For completeness, here's Lord Mandelson's response to the criticism levelled by yesterday's FT leader:
From Lord Mandelson of Foy and Hartlepool.
Sir, I welcome the FT’s argument for the government’s role in building the competitive advantages of UK-based manufacturing (“Building Britain’s industrial base”, editorial July 29). I agree that the principles for such action need to be well defined. The framework for the decisions we are now making was set out in the “New Industry New Jobs” paper in April.
The best “industrial policy” Britain has ever developed is its enterprise environment and the openness of its product and labour markets. Beyond this, I see our key role as creating the right strategic signals and creating the right policy framework to give the private sector the confidence to invest.
We are focusing on cross-cutting technologies and Britain’s capability to test and develop innovative new products. At the heart of this is our huge investment in the UK’s science base. It is why our advanced manufacturing package this week invested in platform technologies with a huge range of applications across UK supply chains such as composites, silicon design and plastic electronics.
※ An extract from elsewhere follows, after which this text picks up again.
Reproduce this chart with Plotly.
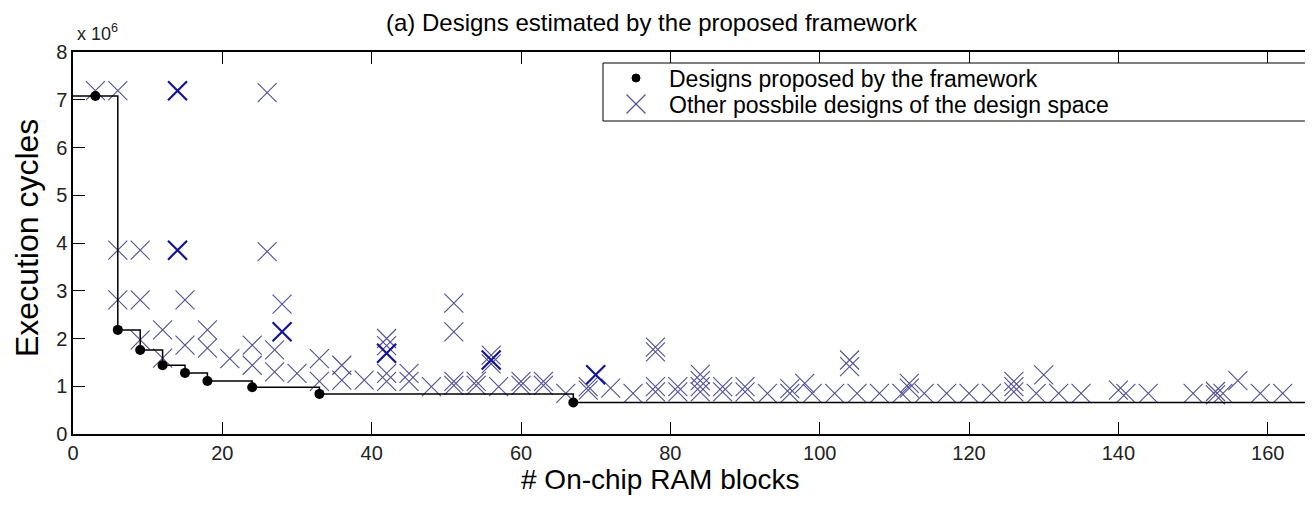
import plotly.graph_objects as go

# Designs proposed by the framework (x: on-chip RAM blocks, y: execution cycles in millions)
prop_x = [3, 6, 9, 12, 15, 18, 24, 33, 67]
prop_y = [7.08, 2.18, 1.76, 1.44, 1.28, 1.11, 0.98, 0.84, 0.66]

# Other possible designs of the design space (y in millions)
other_x = [3, 6, 6, 6, 9, 9, 9, 12, 12, 15, 15, 18, 18, 21, 24, 24, 26, 26, 27, 27,
           28, 30, 33, 33, 36, 36, 39, 42, 42, 42, 42, 45, 45, 48, 51, 51, 51, 51,
           54, 54, 56, 56, 57, 60, 60, 63, 63, 66, 69, 69, 72, 75, 78, 78, 78, 78,
           81, 81, 84, 84, 84, 84, 87, 87, 90, 90, 93, 96, 96, 98, 99, 102, 104, 104,
           105, 108, 111, 112, 112, 114, 117, 120, 123, 126, 126, 126, 129, 130, 132,
           135, 140, 141, 144, 150, 153, 153, 154, 156, 159, 162]
other_y = [7.19, 7.19, 3.85, 2.81, 3.85, 2.81, 1.97, 2.18, 1.59, 2.81, 1.86, 2.18, 1.80,
           1.58, 1.86, 1.44, 7.15, 3.82, 1.76, 1.30, 2.72, 1.27, 1.58, 1.10, 1.44, 1.13,
           1.13, 2.00, 1.85, 1.27, 1.10, 1.27, 1.10, 0.99, 2.74, 2.14, 1.10, 1.02, 1.10,
           1.02, 1.65, 1.47, 0.99, 1.10, 1.02, 1.10, 1.02, 0.85, 0.99, 0.92, 0.96, 0.85,
           1.82, 1.72, 0.99, 0.88, 0.99, 0.88, 1.25, 1.12, 0.99, 0.88, 0.99, 0.88, 0.99,
           0.88, 0.85, 0.95, 0.85, 1.06, 0.85, 0.85, 1.55, 1.41, 0.85, 0.85, 0.85, 1.06,
           0.96, 0.85, 0.85, 0.85, 0.85, 1.10, 0.99, 0.88, 0.85, 1.24, 0.85, 0.85, 0.92,
           0.85, 0.85, 0.85, 0.89, 0.82, 0.85, 1.12, 0.85, 0.85]
# Several overlapping designs (drawn darker)
dup_x = [14, 14, 28, 42, 56, 70]
dup_y = [7.19, 3.85, 2.14, 1.69, 1.55, 1.24]

x_ticks = [0, 20, 40, 60, 80, 100, 120, 140, 160]
y_ticks = [0, 1, 2, 3, 4, 5, 6, 7, 8]

legend_labels = ["Designs proposed by the framework",
                 "Other possbile designs of the design space"]

x_max = 166.06
step_end = 170

step_x = [0] + prop_x[1:] + [step_end]
step_y = prop_y + [prop_y[-1]]

FONT = "Liberation Sans, Arial, sans-serif"
LIGHT = "rgb(80,80,150)"
DARK = "rgb(20,20,150)"

# page pixel -> paper coordinates (plot area spans x 73..1313, y 52..434 on the page)
PX0, PX1, PY0, PY1 = 73, 1313, 434, 52
def px(x):
    return (x - PX0) / (PX1 - PX0)
def py(y):
    return (PY0 - y) / (PY0 - PY1)

fig = go.Figure()
fig.add_trace(go.Scatter(x=other_x, y=other_y, mode="markers", name=legend_labels[1],
                         showlegend=False,
                         marker=dict(symbol="x-thin", size=19, color=LIGHT,
                                     line=dict(color=LIGHT, width=1.1))))
fig.add_trace(go.Scatter(x=dup_x, y=dup_y, mode="markers", showlegend=False,
                         marker=dict(symbol="x-thin", size=19, color=DARK,
                                     line=dict(color=DARK, width=2.2))))
fig.add_trace(go.Scatter(x=step_x, y=step_y, mode="lines", showlegend=False,
                         line=dict(color="black", width=1.5, shape="hv")))
fig.add_trace(go.Scatter(x=prop_x, y=prop_y, mode="markers", name=legend_labels[0],
                         showlegend=False,
                         marker=dict(symbol="circle", size=10, color="black")))

axis_common = dict(showgrid=False, zeroline=False, showline=True, linecolor="black",
                   linewidth=1.5, ticks="inside", ticklen=12, tickcolor="black",
                   tickwidth=1.2, tickfont=dict(family=FONT, size=20, color="#222"))
fig.update_xaxes(range=[0, x_max], tickvals=x_ticks, ticktext=[str(v) for v in x_ticks],
                 mirror="ticks", **axis_common)
fig.update_yaxes(range=[0, 8], tickvals=y_ticks, ticktext=[str(v) for v in y_ticks],
                 mirror=False, **axis_common)

# manual legend
shapes = [
    dict(type="rect", xref="paper", yref="paper", x0=px(603), x1=px(1340),
         y0=py(121), y1=py(63), line=dict(color="black", width=1), fillcolor="white",
         layer="above"),
    dict(type="circle", xref="paper", yref="paper", x0=px(636 - 4), x1=px(636 + 4),
         y0=py(78 + 4), y1=py(78 - 4), line=dict(color="black", width=1),
         fillcolor="black", layer="above"),
    dict(type="line", xref="paper", yref="paper", x0=px(636 - 9.5), x1=px(636 + 9.5),
         y0=py(104 - 9.5), y1=py(104 + 9.5), line=dict(color=LIGHT, width=1.1), layer="above"),
    dict(type="line", xref="paper", yref="paper", x0=px(636 - 9.5), x1=px(636 + 9.5),
         y0=py(104 + 9.5), y1=py(104 - 9.5), line=dict(color=LIGHT, width=1.1), layer="above"),
]

annotations = [
    dict(text=legend_labels[0], xref="paper", yref="paper", x=px(667), y=py(79),
         showarrow=False, xanchor="left", yanchor="middle",
         font=dict(family=FONT, size=23, color="black")),
    dict(text=legend_labels[1], xref="paper", yref="paper", x=px(667), y=py(105),
         showarrow=False, xanchor="left", yanchor="middle",
         font=dict(family=FONT, size=23, color="black")),
    dict(text="(a) Designs estimated by the proposed framework", xref="paper", yref="paper",
         x=px(652), y=py(22), showarrow=False,
         font=dict(family=FONT, size=24, color="black"), xanchor="center", yanchor="middle"),
    dict(text="# On-chip RAM blocks", xref="paper", yref="paper",
         x=px(660), y=py(479), showarrow=False,
         font=dict(family=FONT, size=28, color="black"), xanchor="center", yanchor="middle"),
    dict(text="Execution cycles", xref="paper", yref="paper", textangle=-90,
         x=px(27), y=py(238), showarrow=False,
         font=dict(family=FONT, size=32, color="black"), xanchor="center", yanchor="middle"),
    dict(text="x 10<sup>6</sup>", xref="paper", yref="paper",
         x=px(75), y=py(33), showarrow=False,
         font=dict(family=FONT, size=18, color="#222"), xanchor="left", yanchor="middle"),
]

# the page body adds an 8 px margin, so the figure is 8 px smaller and shifted
fig.update_layout(
    width=1305, height=497,
    margin=dict(l=65, r=0, t=44, b=71, autoexpand=False),
    paper_bgcolor="white", plot_bgcolor="white",
    font=dict(family=FONT, color="black"),
    showlegend=False,
    shapes=shapes,
    annotations=annotations,
)

fig.write_html("out.html")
We have focused on doing only what the market alone won’t – usually because the benefits can’t be captured by a single company. No company can sensibly bear the cost of an industrial biotech demonstrator facility, but Britain will struggle to develop strengths in renewable chemicals without one. So in June we funded one, and will help small companies use it.
As far as capital for industrial innovation is concerned, we see the role of government as making sure smart investments get made, not turning itself into an investment manager. So finance initiatives such as the Innovation Investment Fund use public investment to leverage private funds, and venture capital specialists do the work of identifying and funding opportunities.
As the FT argues, the game is not picking winners. It is making sure winning companies get the support they need. Investing in national capabilities, not national champions.